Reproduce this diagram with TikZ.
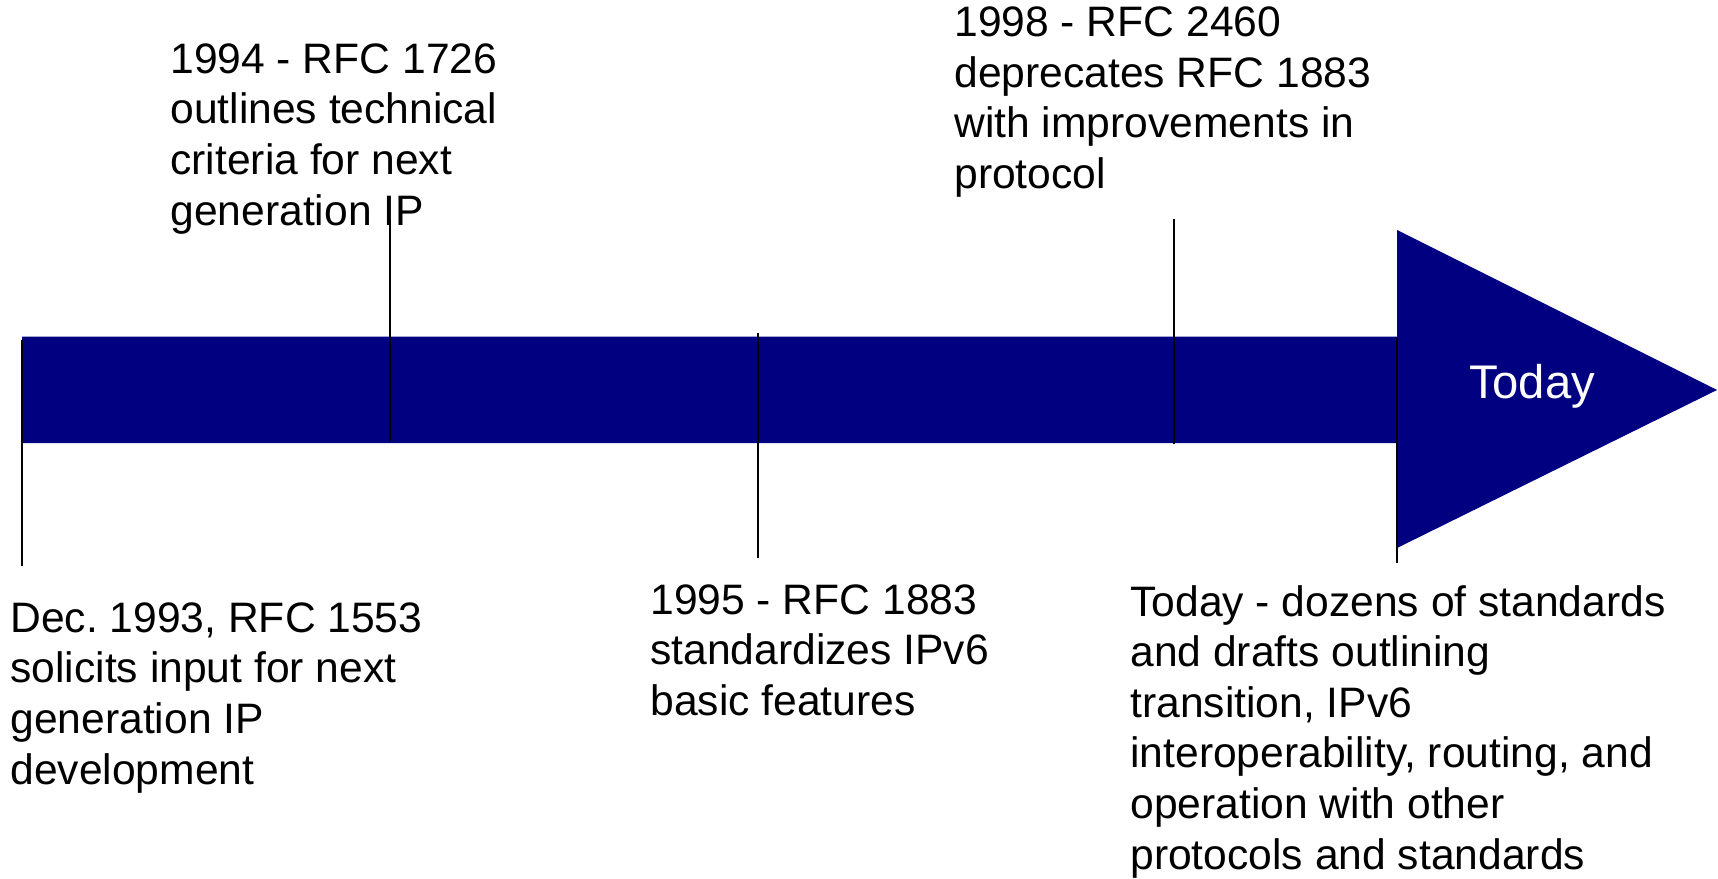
\documentclass[tikz,border=0pt]{standalone}
\usepackage{fontspec}
\setmainfont{Liberation Sans}
\frenchspacing
\definecolor{barnavy}{HTML}{000080}
\begin{document}
\begin{tikzpicture}[x=0.5pt,y=-0.5pt,
  label/.style={anchor=base west,inner sep=0pt,align=left,
    font=\fontsize{21.3pt}{25.3pt}\selectfont,text=black},
  tick/.style={draw=black,line width=0.9pt},
  bar/.style={fill=barnavy,draw=none}]
\useasboundingbox (0,0) rectangle (1718,878);
% arrow body and head
\path[bar] (22,336.5) -- (1397,336.5) -- (1397,230) -- (1717,390) -- (1397,548)
  -- (1397,443) -- (22,443) -- cycle;
\node[anchor=base,inner sep=0pt,text=white,font=\fontsize{23.6pt}{27pt}\selectfont] (today) at (1532,398) {Today};
% tick coordinates
\coordinate (t1a) at (22,340);   \coordinate (t1b) at (22,566);
\coordinate (t2a) at (390,220);  \coordinate (t2b) at (390,441);
\coordinate (t3a) at (758,333);  \coordinate (t3b) at (758,558);
\coordinate (t4a) at (1174,219); \coordinate (t4b) at (1174,444);
\coordinate (t5a) at (1397,338); \coordinate (t5b) at (1397,563);
\draw[tick] (t1a) -- (t1b);
\draw[tick] (t2a) -- (t2b);
\draw[tick] (t3a) -- (t3b);
\draw[tick] (t4a) -- (t4b);
\draw[tick] (t5a) -- (t5b);
% labels (anchored at the baseline of their last line)
\node[label] (l1994) at (170,225) {1994 - RFC 1726\\outlines technical\\criteria for next\\generation IP};
\node[label] (l1998) at (954,188.5) {1998 - RFC 2460\\deprecates RFC 1883\\with improvements in\\protocol};
\node[label] (l1993) at (10,784) {Dec. 1993, RFC 1553\\solicits input for next\\generation IP\\development};
\node[label] (l1995) at (650,715.5) {1995 - RFC 1883\\standardizes IPv6\\basic features};
\node[label] (lnow) at (1130,869) {Today - dozens of standards\\and drafts outlining\\transition, IPv6\\interoperability, routing, and\\operation with other\\protocols and standards};
\end{tikzpicture}
\end{document}
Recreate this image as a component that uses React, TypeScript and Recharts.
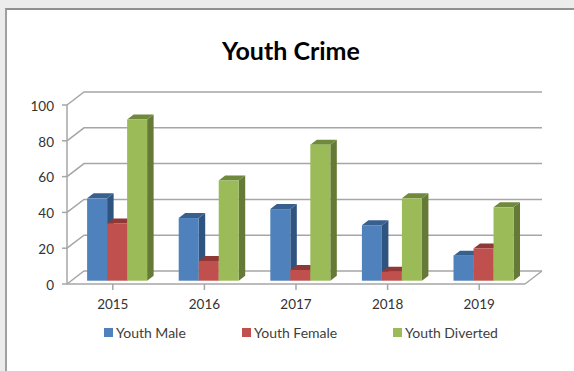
import { BarChart, Bar, XAxis, YAxis, CartesianGrid, Legend } from 'recharts';

const years = ['2015', '2016', '2017', '2018', '2019'];
const youthMale = [46, 35, 40, 31, 14];
const youthFemale = [32, 11, 6, 5, 18];
const youthDiverted = [90, 56, 76, 46, 41];
const valueTicks = [0, 20, 40, 60, 80, 100];
const seriesOrder = ['Youth Male', 'Youth Female', 'Youth Diverted'];

const data = years.map((year, i) => ({
  year,
  male: youthMale[i],
  female: youthFemale[i],
  diverted: youthDiverted[i],
}));

const FONT = 'Lato, "Open Sans", sans-serif';
const GRID = '#a6a6a6';

// back wall sits up and to the right of the front axis plane
const WALL_DX = 17;
const WALL_DY = -13;
// bars stand a little behind the front edge of the floor
const BAR_DX = 5;
const BAR_DY = -3.3;
const DEPTH_X = 6.5;
const DEPTH_Y = -5;

function WallLine({ x1, x2, y1, index }: any) {
  const backY = y1 + WALL_DY;
  return (
    <g key={index} fill="none" stroke={GRID} strokeWidth={1.5}>
      <polyline points={`${x1},${y1} ${x1 + WALL_DX},${backY} ${x2 + WALL_DX},${backY}`} />
      {y1 > 280 && <line x1={x2} y1={y1} x2={x2 + WALL_DX} y2={backY} />}
    </g>
  );
}

function Bar3D({ x, y, width, height, fill, side, top }: any) {
  const l = x + BAR_DX;
  const r = l + width;
  const t = y + BAR_DY;
  const b = t + height;
  return (
    <g>
      <polygon
        points={`${r},${t} ${r + DEPTH_X},${t + DEPTH_Y} ${r + DEPTH_X},${b + DEPTH_Y} ${r},${b}`}
        fill={side}
      />
      <polygon
        points={`${l},${t} ${l + DEPTH_X},${t + DEPTH_Y} ${r + DEPTH_X},${t + DEPTH_Y} ${r},${t}`}
        fill={top}
      />
      <rect x={l} y={t} width={width} height={height} fill={fill} />
    </g>
  );
}

function LegendRow({ payload }: any) {
  return (
    <div style={{ fontFamily: FONT, fontSize: 14, color: '#404040' }}>
      {(payload ?? []).map((item: any, i: number) => (
        <div
          key={item.value}
          style={{
            display: 'flex',
            alignItems: 'center',
            position: 'absolute',
            left: [104, 242, 393][i],
          }}
        >
          <span style={{ width: 9, height: 9, background: item.color, marginRight: 3 }} />
          <span style={{ whiteSpace: 'nowrap' }}>{item.value}</span>
        </div>
      ))}
    </div>
  );
}

export default function App() {
  const tickStyle = { fontSize: 13.5, fill: '#333333', fontFamily: FONT };

  return (
    <div style={{ position: 'absolute', left: 0, top: 0, width: 574, height: 371, background: '#ececec', overflow: 'hidden' }}>
      <div
        style={{
          position: 'absolute',
          left: 5,
          top: 8,
          width: 569,
          height: 363,
          boxSizing: 'border-box',
          background: '#ffffff',
          borderLeft: '2px solid #a0a0a0',
          borderTop: '2px solid #909090',
        }}
      />
      <div
        style={{
          position: 'absolute',
          left: 0,
          width: 574,
          top: 35,
          textAlign: 'center',
          paddingLeft: 8,
          boxSizing: 'border-box',
          fontFamily: FONT,
          fontWeight: 700,
          fontSize: 25,
          lineHeight: '30px',
          color: '#000000',
        }}
      >
        Youth Crime
      </div>
      <div style={{ position: 'absolute', left: 0, top: 0 }}>
        <BarChart
          width={574}
          height={371}
          data={data}
          margin={{ top: 105, right: 49, bottom: 37, left: 22 }}
          barCategoryGap="16.5%"
          barGap={0}
        >
          <CartesianGrid
            vertical={false}
            horizontal={(props: any) => <WallLine {...props} />}
          />
          <XAxis
            dataKey="year"
            height={30}
            axisLine={{ stroke: GRID, strokeWidth: 1.5 }}
            tickLine={{ stroke: GRID, strokeWidth: 1.5 }}
            tickSize={6}
            tick={tickStyle}
            tickMargin={9}
          />
          <YAxis
            width={45}
            domain={[0, 100]}
            ticks={valueTicks}
            interval={0}
            axisLine={{ stroke: GRID, strokeWidth: 1.5 }}
            tickLine={{ stroke: GRID, strokeWidth: 1.5 }}
            tickSize={5}
            tick={{ ...tickStyle, dy: 1 }}
            tickMargin={8}
          />
          <Legend
            height={20}
            content={<LegendRow />}
            itemSorter={(item: any) => seriesOrder.indexOf(item.value)}
            wrapperStyle={{ left: 0, top: 324, width: 574 }}
          />
          <Bar
            dataKey="male"
            name="Youth Male"
            fill="#4f81bd"
            isAnimationActive={false}
            shape={(props: any) => <Bar3D {...props} side="#2f5480" top="#37608f" />}
          />
          <Bar
            dataKey="female"
            name="Youth Female"
            fill="#c0504d"
            isAnimationActive={false}
            shape={(props: any) => <Bar3D {...props} side="#8a3230" top="#8f3836" />}
          />
          <Bar
            dataKey="diverted"
            name="Youth Diverted"
            fill="#9bbb59"
            isAnimationActive={false}
            shape={(props: any) => <Bar3D {...props} side="#667a37" top="#6f8a3c" />}
          />
        </BarChart>
      </div>
    </div>
  );
}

What is needed >> Print each line of the material above exactly, with the pictures removed from your copy.

Written answer >>
Reproduce this diagram with TikZ.
\documentclass[tikz,border=0pt]{standalone}
\usepackage{fontspec}
\setmainfont{Liberation Sans}
\frenchspacing
\definecolor{barnavy}{HTML}{000080}
\begin{document}
\begin{tikzpicture}[x=0.5pt,y=-0.5pt,
  label/.style={anchor=base west,inner sep=0pt,align=left,
    font=\fontsize{21.3pt}{25.3pt}\selectfont,text=black},
  tick/.style={draw=black,line width=0.9pt},
  bar/.style={fill=barnavy,draw=none}]
\useasboundingbox (0,0) rectangle (1718,878);
% arrow body and head
\path[bar] (22,336.5) -- (1397,336.5) -- (1397,230) -- (1717,390) -- (1397,548)
  -- (1397,443) -- (22,443) -- cycle;
\node[anchor=base,inner sep=0pt,text=white,font=\fontsize{23.6pt}{27pt}\selectfont] (today) at (1532,398) {Today};
% tick coordinates
\coordinate (t1a) at (22,340);   \coordinate (t1b) at (22,566);
\coordinate (t2a) at (390,220);  \coordinate (t2b) at (390,441);
\coordinate (t3a) at (758,333);  \coordinate (t3b) at (758,558);
\coordinate (t4a) at (1174,219); \coordinate (t4b) at (1174,444);
\coordinate (t5a) at (1397,338); \coordinate (t5b) at (1397,563);
\draw[tick] (t1a) -- (t1b);
\draw[tick] (t2a) -- (t2b);
\draw[tick] (t3a) -- (t3b);
\draw[tick] (t4a) -- (t4b);
\draw[tick] (t5a) -- (t5b);
% labels (anchored at the baseline of their last line)
\node[label] (l1994) at (170,225) {1994 - RFC 1726\\outlines technical\\criteria for next\\generation IP};
\node[label] (l1998) at (954,188.5) {1998 - RFC 2460\\deprecates RFC 1883\\with improvements in\\protocol};
\node[label] (l1993) at (10,784) {Dec. 1993, RFC 1553\\solicits input for next\\generation IP\\development};
\node[label] (l1995) at (650,715.5) {1995 - RFC 1883\\standardizes IPv6\\basic features};
\node[label] (lnow) at (1130,869) {Today - dozens of standards\\and drafts outlining\\transition, IPv6\\interoperability, routing, and\\operation with other\\protocols and standards};
\end{tikzpicture}
\end{document}
Recreate this image as a component that uses React, TypeScript and Recharts.
import { BarChart, Bar, XAxis, YAxis, CartesianGrid, Legend } from 'recharts';

const years = ['2015', '2016', '2017', '2018', '2019'];
const youthMale = [46, 35, 40, 31, 14];
const youthFemale = [32, 11, 6, 5, 18];
const youthDiverted = [90, 56, 76, 46, 41];
const valueTicks = [0, 20, 40, 60, 80, 100];
const seriesOrder = ['Youth Male', 'Youth Female', 'Youth Diverted'];

const data = years.map((year, i) => ({
  year,
  male: youthMale[i],
  female: youthFemale[i],
  diverted: youthDiverted[i],
}));

const FONT = 'Lato, "Open Sans", sans-serif';
const GRID = '#a6a6a6';

// back wall sits up and to the right of the front axis plane
const WALL_DX = 17;
const WALL_DY = -13;
// bars stand a little behind the front edge of the floor
const BAR_DX = 5;
const BAR_DY = -3.3;
const DEPTH_X = 6.5;
const DEPTH_Y = -5;

function WallLine({ x1, x2, y1, index }: any) {
  const backY = y1 + WALL_DY;
  return (
    <g key={index} fill="none" stroke={GRID} strokeWidth={1.5}>
      <polyline points={`${x1},${y1} ${x1 + WALL_DX},${backY} ${x2 + WALL_DX},${backY}`} />
      {y1 > 280 && <line x1={x2} y1={y1} x2={x2 + WALL_DX} y2={backY} />}
    </g>
  );
}

function Bar3D({ x, y, width, height, fill, side, top }: any) {
  const l = x + BAR_DX;
  const r = l + width;
  const t = y + BAR_DY;
  const b = t + height;
  return (
    <g>
      <polygon
        points={`${r},${t} ${r + DEPTH_X},${t + DEPTH_Y} ${r + DEPTH_X},${b + DEPTH_Y} ${r},${b}`}
        fill={side}
      />
      <polygon
        points={`${l},${t} ${l + DEPTH_X},${t + DEPTH_Y} ${r + DEPTH_X},${t + DEPTH_Y} ${r},${t}`}
        fill={top}
      />
      <rect x={l} y={t} width={width} height={height} fill={fill} />
    </g>
  );
}

function LegendRow({ payload }: any) {
  return (
    <div style={{ fontFamily: FONT, fontSize: 14, color: '#404040' }}>
      {(payload ?? []).map((item: any, i: number) => (
        <div
          key={item.value}
          style={{
            display: 'flex',
            alignItems: 'center',
            position: 'absolute',
            left: [104, 242, 393][i],
          }}
        >
          <span style={{ width: 9, height: 9, background: item.color, marginRight: 3 }} />
          <span style={{ whiteSpace: 'nowrap' }}>{item.value}</span>
        </div>
      ))}
    </div>
  );
}

export default function App() {
  const tickStyle = { fontSize: 13.5, fill: '#333333', fontFamily: FONT };

  return (
    <div style={{ position: 'absolute', left: 0, top: 0, width: 574, height: 371, background: '#ececec', overflow: 'hidden' }}>
      <div
        style={{
          position: 'absolute',
          left: 5,
          top: 8,
          width: 569,
          height: 363,
          boxSizing: 'border-box',
          background: '#ffffff',
          borderLeft: '2px solid #a0a0a0',
          borderTop: '2px solid #909090',
        }}
      />
      <div
        style={{
          position: 'absolute',
          left: 0,
          width: 574,
          top: 35,
          textAlign: 'center',
          paddingLeft: 8,
          boxSizing: 'border-box',
          fontFamily: FONT,
          fontWeight: 700,
          fontSize: 25,
          lineHeight: '30px',
          color: '#000000',
        }}
      >
        Youth Crime
      </div>
      <div style={{ position: 'absolute', left: 0, top: 0 }}>
        <BarChart
          width={574}
          height={371}
          data={data}
          margin={{ top: 105, right: 49, bottom: 37, left: 22 }}
          barCategoryGap="16.5%"
          barGap={0}
        >
          <CartesianGrid
            vertical={false}
            horizontal={(props: any) => <WallLine {...props} />}
          />
          <XAxis
            dataKey="year"
            height={30}
            axisLine={{ stroke: GRID, strokeWidth: 1.5 }}
            tickLine={{ stroke: GRID, strokeWidth: 1.5 }}
            tickSize={6}
            tick={tickStyle}
            tickMargin={9}
          />
          <YAxis
            width={45}
            domain={[0, 100]}
            ticks={valueTicks}
            interval={0}
            axisLine={{ stroke: GRID, strokeWidth: 1.5 }}
            tickLine={{ stroke: GRID, strokeWidth: 1.5 }}
            tickSize={5}
            tick={{ ...tickStyle, dy: 1 }}
            tickMargin={8}
          />
          <Legend
            height={20}
            content={<LegendRow />}
            itemSorter={(item: any) => seriesOrder.indexOf(item.value)}
            wrapperStyle={{ left: 0, top: 324, width: 574 }}
          />
          <Bar
            dataKey="male"
            name="Youth Male"
            fill="#4f81bd"
            isAnimationActive={false}
            shape={(props: any) => <Bar3D {...props} side="#2f5480" top="#37608f" />}
          />
          <Bar
            dataKey="female"
            name="Youth Female"
            fill="#c0504d"
            isAnimationActive={false}
            shape={(props: any) => <Bar3D {...props} side="#8a3230" top="#8f3836" />}
          />
          <Bar
            dataKey="diverted"
            name="Youth Diverted"
            fill="#9bbb59"
            isAnimationActive={false}
            shape={(props: any) => <Bar3D {...props} side="#667a37" top="#6f8a3c" />}
          />
        </BarChart>
      </div>
    </div>
  );
}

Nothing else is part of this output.